Mr. Ronson writes in an accessible and breezy style, which has its merits, and he seems a bit more thoughtful than your average pop sociologist, and he's a bit more rigorous with his questions than your average journalist. Still, having read the book, it felt light on substance, more like a think piece in a magazine or maybe a 10,000 word long-form article in "The Atlantic."
I admire Mr. Ronson for wanting to constantly check his own assumptions and question his motives, but this desire for honesty with himself sometimes shades into solipsism. Too often in this book, it seemed that Ronson was more apt to concern himself with how things made him feel rather than what he thought. And each time he overturned some stone whose underbelly seemed worth exploring, he quickly moved on. Everything he does alright reminds me of works by someone else on the same subject done much better. The sort of Stasi-Big Brother-Panopticon concept of a society where we all police ourselves, and our thoughts, and try to police those of our neighbors, reminded me very much of Timur Kuran's "Public Lies, Public Truths," and Ronson's book regrettably suffered each time the comparison made its way to the fore during the course of the book.
His recognition that our current mavens of propriety have their origin in English and New England Puritanism is also true, but David Hacker Fischer and Colin Woodard both figured this out well before Ronson, and considering Ronson's an Englishman, his inability to expound upon what he sees as the neo-Puritanism of progressives is frustrating, but, at the same time understandable.
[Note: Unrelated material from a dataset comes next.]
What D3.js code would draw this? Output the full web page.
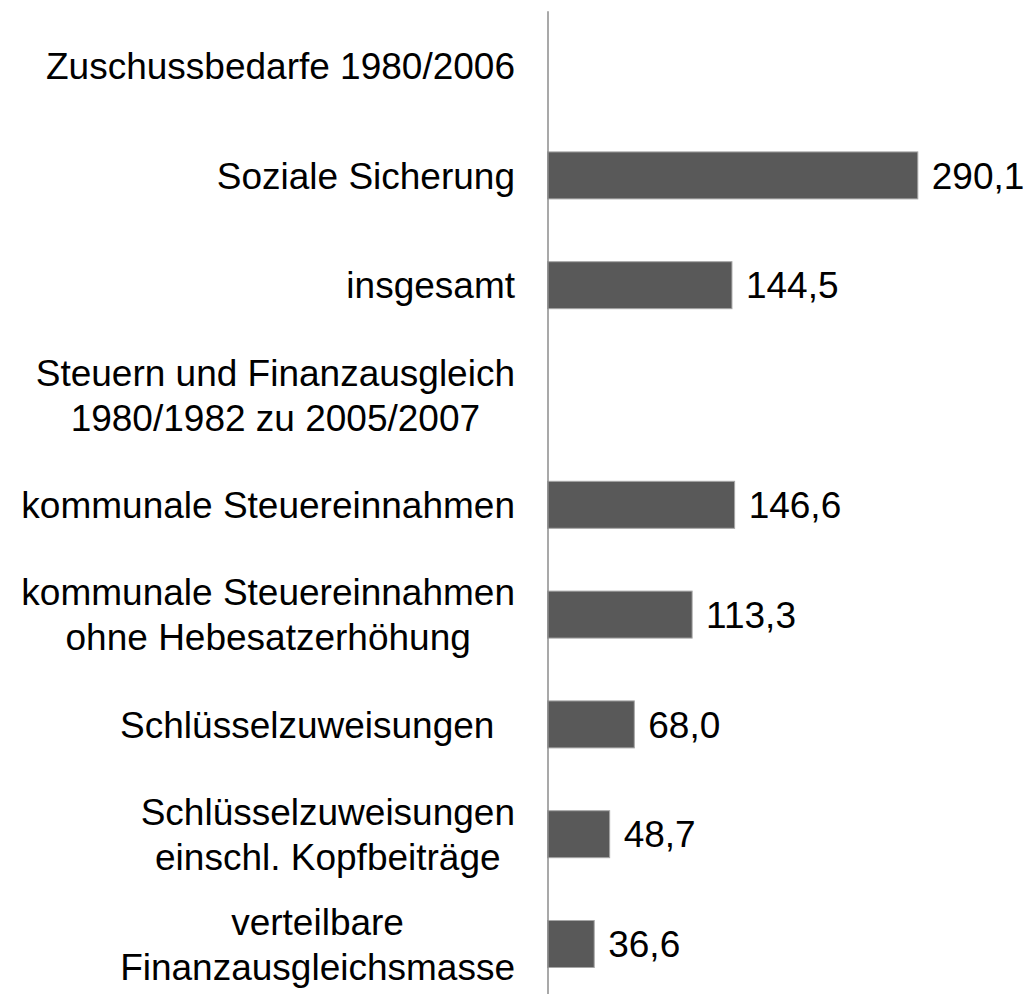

To probe too deeply into this area would be to risk alienating a large segment of potential readers, who might take it as an insult if Ronson were to link their social justice crusade with previous moral crusades (there seems to be an overlap between social justice types and atheists, so the last thing you want to do is point out to these people that they're basically religious fanatics).
Still this is a decent, timely, and even-handed treatment of the virtues and dangers of social sanction, applied now to the virtual commons rather than the "meatspace" of the city square or the agora.